Н. Вахтин: Шанс есть всегда, конечно. И я совершенно не исключаю, что где-то в архивах — может быть в Якутске, может быть в Иркутске, может быть в Новосибирске, может в Магадане, может в Москве, а может в Петербурге — лежат еще нам неведомые либо сами эти тосы, либо их прорисовки, либо какая-то информация о них. Вот эта книжка начинается и заканчивается цитатой из Киплинга, из знаменитого его стихотворения про то, как он строил дворец, но не достроил и оставил следующему. И вот за ним идет строитель, он будет строить дальше. Вот это ощущение, что в любой такой книге, которая претендует на то, что исчерпана тема… На самом деле, конечно, нет. И я уверен, что и люди есть, которые еще помнят, как это рисовать и как это читать, и, может быть, сами эти рисунки где-нибудь еще хранятся, или рассказы о них. В наших архивах лежат невероятные сокровища, но только у нас нет времени на то, чтобы их оттуда доставать.
Н. Солодников: Это вот вы говорите только о работе с архивами, а есть шанс что-то найти в результате археологических каких-то работ, раскопок? Или берестяные…
Н. Вахтин: Ну, новгородские берестяные грамоты, как вы знаете, отлично сохраняются и с XI, и с XII, и с XIII века.
Н. Солодников: А речь идет о севере, там тем более…
Н. Вахтин: Но там особая… Новгородцам повезло, там особая почва, там береста сохраняется, консервируется. Я не знаю точно этой химии, но там какая-то особая почва. Что в этом смысле в колымской тайге? Ну, не знаю, честно говоря, не спрашивайте. Может быть, что-то и найдется. Археологи находят довольно много в этих краях всякого рода рисунков на костях, на лопатках вот этих оленьих, на камнях, в том числе и рисунки берестяных нагрудников. Это есть. Но как это искать, где искать?..
Н. Солодников: А собственно юкагирские рисунки, они есть на других «носителях», как сейчас говорят? То есть не на бересте, а на тех же камнях, костях? Или нет?
Н. Вахтин: Насколько я знаю, нет. Если не считать те, которые собирали исследователи, которые им рисовали на бумаге. Но это поздно уже очень, это уже XX век. Насколько я знаю, нет. Береста была единственным… Она удобная: она везде есть, на ней удобно рисовать, она долго хранится. Сворачивается в такие трубочки, естественно, когда высыхает, но потом ее можно аккуратно развернуть, и все там видно до сих пор. Мне посчастливилось найти в архиве Кунсткамеры вот этот вот второй существующий в мире оригинальный «женский» тос, и я помню, что я совершенно оторопел, перевернув очередную страницу рукописи и увидев, что там просто наклеен кусочек бересты, отлично сохранившейся. Ну, конечно, он был наклеен на лист бумаги и прижат сверху довольно толстой такой рукописью с двух сторон. Он отлично сохранился. Я думаю, что если поискать…

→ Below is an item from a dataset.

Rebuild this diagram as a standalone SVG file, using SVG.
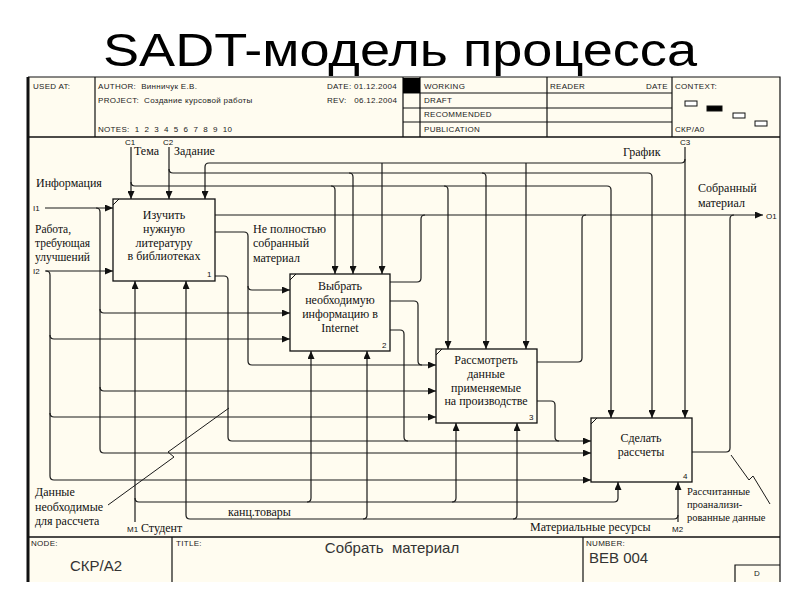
<svg xmlns="http://www.w3.org/2000/svg" width="800" height="600" viewBox="0 0 800 600">
<defs>
<marker id="ah" markerWidth="8" markerHeight="7" refX="8" refY="3.5" orient="auto" markerUnits="userSpaceOnUse"><path d="M0,0 L8,3.5 L0,7 z" fill="#111"/></marker>
<style>
.hd{font-family:"Liberation Sans",Arial,sans-serif;font-size:8px;fill:#222;letter-spacing:0.3px;white-space:pre}
.ft{font-family:"Liberation Sans",Arial,sans-serif;font-size:15px;fill:#333;white-space:pre}
.sr{font-family:"Liberation Serif","Times New Roman",serif;font-size:12px;fill:#111}
.sl{font-family:"Liberation Serif","Times New Roman",serif;font-size:11.5px;fill:#111}
.sm{font-family:"Liberation Serif","Times New Roman",serif;font-size:10.5px;fill:#111}
.bl{font-family:"Liberation Sans",Arial,sans-serif;font-size:8px;fill:#111}
.ln{fill:none;stroke:#1a1a1a;stroke-width:1.2}
.a{marker-end:url(#ah)}
.box{fill:#fffcf0;stroke:#111;stroke-width:1.3}
.fr{fill:none;stroke:#111;stroke-width:1.2}
</style>
</defs>
<rect width="800" height="600" fill="#fff"/>
<text x="400" y="66" text-anchor="middle" font-family="Liberation Sans, Arial, sans-serif" font-size="46" fill="#000" textLength="594" lengthAdjust="spacingAndGlyphs">SADT-модель процесса</text>

<rect x="28" y="77" width="752" height="505" fill="#fffcf0"/>
<g id="frame" class="fr">
<path d="M28 77 H780 V582"/>
<path d="M28 77 V582" stroke-width="3"/>
<path d="M28 137 H780" stroke-width="1.5"/>
<path d="M28 537 H780" stroke-width="1.5"/>
<path d="M95 77 V137 M403 77 V137 M420 77 V137 M547 77 V137 M672 77 V137"/>
<path d="M403 93 H672 M403 108 H672 M403 122 H672"/>
<path d="M172 537 V582 M583 537 V582"/>
<path d="M735 582 V565 H780"/>
</g>
<rect x="403" y="78" width="17" height="15" fill="#000"/>
<g id="context" stroke="#111" stroke-width="1">
<rect x="685" y="101" width="12" height="5" fill="#fff"/>
<rect x="707" y="106" width="15" height="5" fill="#000"/>
<rect x="733" y="113" width="12" height="5" fill="#fff"/>
<rect x="755" y="121" width="12" height="5" fill="#fff"/>
</g>
<g id="header">
<text class="hd" x="33" y="89">USED AT:</text>
<text class="hd" x="98" y="89">AUTHOR:  Винничук Е.В.</text>
<text class="hd" x="98" y="103">PROJECT:  Создание курсовой работы</text>
<text class="hd" x="98" y="132">NOTES:  1  2  3  4  5  6  7  8  9  10</text>
<text class="hd" x="327" y="89">DATE: 01.12.2004</text>
<text class="hd" x="327" y="103">REV:   06.12.2004</text>
<text class="hd" x="424" y="89">WORKING</text>
<text class="hd" x="424" y="103">DRAFT</text>
<text class="hd" x="424" y="117">RECOMMENDED</text>
<text class="hd" x="424" y="132">PUBLICATION</text>
<text class="hd" x="550" y="89">READER</text>
<text class="hd" x="646" y="89">DATE</text>
<text class="hd" x="675" y="89">CONTEXT:</text>
<text class="hd" x="675" y="132">СКР/А0</text>
</g>
<g id="footer">
<text class="hd" x="31" y="546" font-size="7">NODE:</text>
<text class="hd" x="176" y="546" font-size="7">TITLE:</text>
<text class="hd" x="586" y="546" font-size="7">NUMBER:</text>
<text class="ft" x="70" y="571">СКР/А2</text>
<text class="ft" x="392" y="553" text-anchor="middle">Собрать  материал</text>
<text class="ft" x="589" y="563">BEB 004</text>
<text class="hd" x="754" y="576">D</text>
</g>

<g id="connectors" class="ln">
<path class="a" d="M131 147 V199"/>
<path class="a" d="M131 182 Q131 186 135 186 H607 Q611 186 611 190 V418"/>
<path class="a" d="M331 186 Q335 186 335 190 V274"/>
<path class="a" d="M444 186 Q448 186 448 190 V349"/>
<path class="a" d="M169 147 V199"/>
<path class="a" d="M169 169 Q169 173 173 173 H648 Q652 173 652 177 V418"/>
<path class="a" d="M349 173 Q353 173 353 177 V274"/>
<path class="a" d="M482 173 Q486 173 486 177 V349"/>
<path class="a" d="M685 147 V418"/>
<path class="a" d="M685 159 Q685 163 681 163 H209 Q205 163 205 167 V199"/>
<path class="a" d="M382 163 V274"/>
<path class="a" d="M526 163 V349"/>
<path class="a" d="M45 208 H113"/>
<path class="a" d="M96 208 Q100 208 100 212 V449 Q100 453 104 453 H591"/>
<path class="a" d="M100 309 Q100 313 104 313 H290"/>
<path class="a" d="M100 387 Q100 391 104 391 H436"/>
<path class="a" d="M45 271 H113"/>
<path class="a" d="M46 271 Q50 271 50 275 V476 Q50 480 54 480 H591"/>
<path class="a" d="M50 335 Q50 339 54 339 H290"/>
<path class="a" d="M50 413 Q50 417 54 417 H436"/>
<path class="a" d="M215 215 H763"/>
<path class="a" d="M215 232 H244 Q248 232 248 236 V361 Q248 365 252 365 H436"/>
<path class="a" d="M248 286 Q248 290 252 290 H290"/>
<path class="a" d="M215 276 H224 Q228 276 228 280 V437 Q228 441 232 441 H591"/>
<path d="M390 282 H417 Q421 282 421 278 V219 Q421 215 425 215"/>
<path d="M390 301 H414 Q418 301 418 305 V361 Q418 365 422 365"/>
<path d="M390 330 H400 Q404 330 404 334 V437 Q404 441 408 441"/>
<path d="M537 362 H578 Q582 362 582 358 V219 Q582 215 586 215"/>
<path d="M537 401 H551 Q555 401 555 405 V437 Q555 441 559 441"/>
<path d="M692 452 H726 Q730 452 730 448 V219 Q730 215 734 215"/>
<path class="a" d="M135 522 V281"/>
<path class="a" d="M135 498 Q135 502 139 502 H614 Q618 502 618 498 V482"/>
<path class="a" d="M307 502 Q311 502 311 498 V351"/>
<path class="a" d="M452 502 Q456 502 456 498 V423"/>
<path class="a" d="M678 522 V482"/>
<path class="a" d="M678 515 Q678 519 674 519 H190 Q186 519 186 515 V281"/>
<path class="a" d="M363 519 Q367 519 367 515 V351"/>
<path class="a" d="M513 519 Q517 519 517 515 V423"/>
<path d="M229 408 L168 452 L174 457 L108 505" stroke-width="1"/>
<path d="M731 455 L749 480 L753 476 L770 504" stroke-width="1"/>
</g>

<g id="box1">
<rect class="box" x="113" y="199" width="102" height="82"/>
<path d="M113 205 L119 199" stroke="#111" stroke-width="1"/>
<text class="sr" text-anchor="middle" x="164" y="219">Изучить</text>
<text class="sr" text-anchor="middle" x="164" y="233">нужную</text>
<text class="sr" text-anchor="middle" x="164" y="247">литературу</text>
<text class="sr" text-anchor="middle" x="164" y="260">в библиотеках</text>
<text class="bl" x="207" y="277">1</text>
</g>
<g id="box2">
<rect class="box" x="290" y="274" width="100" height="77"/>
<path d="M290 280 L296 274" stroke="#111" stroke-width="1"/>
<text class="sr" text-anchor="middle" x="340" y="290">Выбрать</text>
<text class="sr" text-anchor="middle" x="340" y="304">необходимую</text>
<text class="sr" text-anchor="middle" x="340" y="318">информацию в</text>
<text class="sr" text-anchor="middle" x="340" y="332">Internet</text>
<text class="bl" x="382" y="348">2</text>
</g>
<g id="box3">
<rect class="box" x="436" y="349" width="101" height="74"/>
<path d="M436 355 L442 349" stroke="#111" stroke-width="1"/>
<text class="sr" text-anchor="middle" x="486" y="364">Рассмотреть</text>
<text class="sr" text-anchor="middle" x="486" y="378">данные</text>
<text class="sr" text-anchor="middle" x="486" y="392">применяемые</text>
<text class="sr" text-anchor="middle" x="486" y="405">на производстве</text>
<text class="bl" x="529" y="420">3</text>
</g>
<g id="box4">
<rect class="box" x="591" y="418" width="101" height="64"/>
<path d="M591 424 L597 418" stroke="#111" stroke-width="1"/>
<text class="sr" text-anchor="middle" x="641" y="442">Сделать</text>
<text class="sr" text-anchor="middle" x="641" y="456">рассчеты</text>
<text class="bl" x="683" y="479">4</text>
</g>

<g id="labels">
<text class="bl" x="125" y="145">C1</text>
<text class="bl" x="163" y="145">C2</text>
<text class="bl" x="680" y="145">C3</text>
<text class="bl" x="33" y="211">I1</text>
<text class="bl" x="33" y="274">I2</text>
<text class="bl" x="766" y="219">O1</text>
<text class="bl" x="127" y="532">M1</text>
<text class="bl" x="672" y="532">M2</text>
<text class="sr" x="134" y="155">Тема</text>
<text class="sr" x="174" y="155">Задание</text>
<text class="sr" x="623" y="156">График</text>
<text class="sr" x="36" y="187">Информация</text>
<text class="sl" x="35" y="233">Работа,</text>
<text class="sl" x="35" y="247">требующая</text>
<text class="sl" x="35" y="261">улучшений</text>
<text class="sr" x="253" y="233">Не полностью</text>
<text class="sr" x="253" y="247">собранный</text>
<text class="sr" x="253" y="262">материал</text>
<text class="sr" x="698" y="192">Собранный</text>
<text class="sr" x="698" y="207">материал</text>
<text class="sr" x="35" y="496">Данные</text>
<text class="sr" x="35" y="511">необходимые</text>
<text class="sr" x="35" y="525">для рассчета</text>
<text class="sr" x="141" y="532">Студент</text>
<text class="sr" x="228" y="516">канц.товары</text>
<text class="sr" x="530" y="531">Материальные ресурсы</text>
<text class="sm" x="687" y="495">Рассчитанные</text>
<text class="sm" x="687" y="508">проанализи-</text>
<text class="sm" x="687" y="521">рованные данные</text>
</g>
</svg>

Н. Солодников: В этом смысле даже не только наши архивы, но и мировые архивы — это бездонная абсолютно…
Н. Вахтин: Совершенно бездонная, но нынче, с приходом всяких цифровых технологий, что со всем этим делать, непонятно. Потому что все это оцифровывать никаких рук не хватит, а современные, к сожалению, исследователи очень не любят, когда чего-то нет в сети, и это огорчает, потому что самое интересное, конечно, лежит в виде бумаг, книг, лежит в архивах, напечатано в книгах, или не напечатано, лежит в рукописях. Какое количество готовых прекрасных рукописей, так никогда и не дошедших до печатного станка, хранится в этих наших архивах. Это ужас. Но здесь это не нужно объяснять, здесь же книжный магазин, замечательный книжный магазин, поэтому спасибо вам огромное, что вы торгуете бумажными книгами, а не только электронными.
Н. Солодников: А вам спасибо огромное за эту книгу! И я от чистого сердца вам ее, уважаемые зрители, рекомендую. Я Николаю Борисовичу рассказал, что я ее прочитал в самолете буквально за три часа, с огромным интересом. Она невероятно живо написана, очень интересно, с большим иллюстративным рядом, пусть и черно-белым, но каким он может быть еще в данном случае, очень подробным и детальным. От всего сердца рекомендую вам эту книгу, «Юкагирские тосы». Николай Вахтин! Спасибо вам огромное, Николай Борисович!
Н. Вахтин: Спасибо и вам на добром слове.
Н. Солодников: Спасибо. До свидания!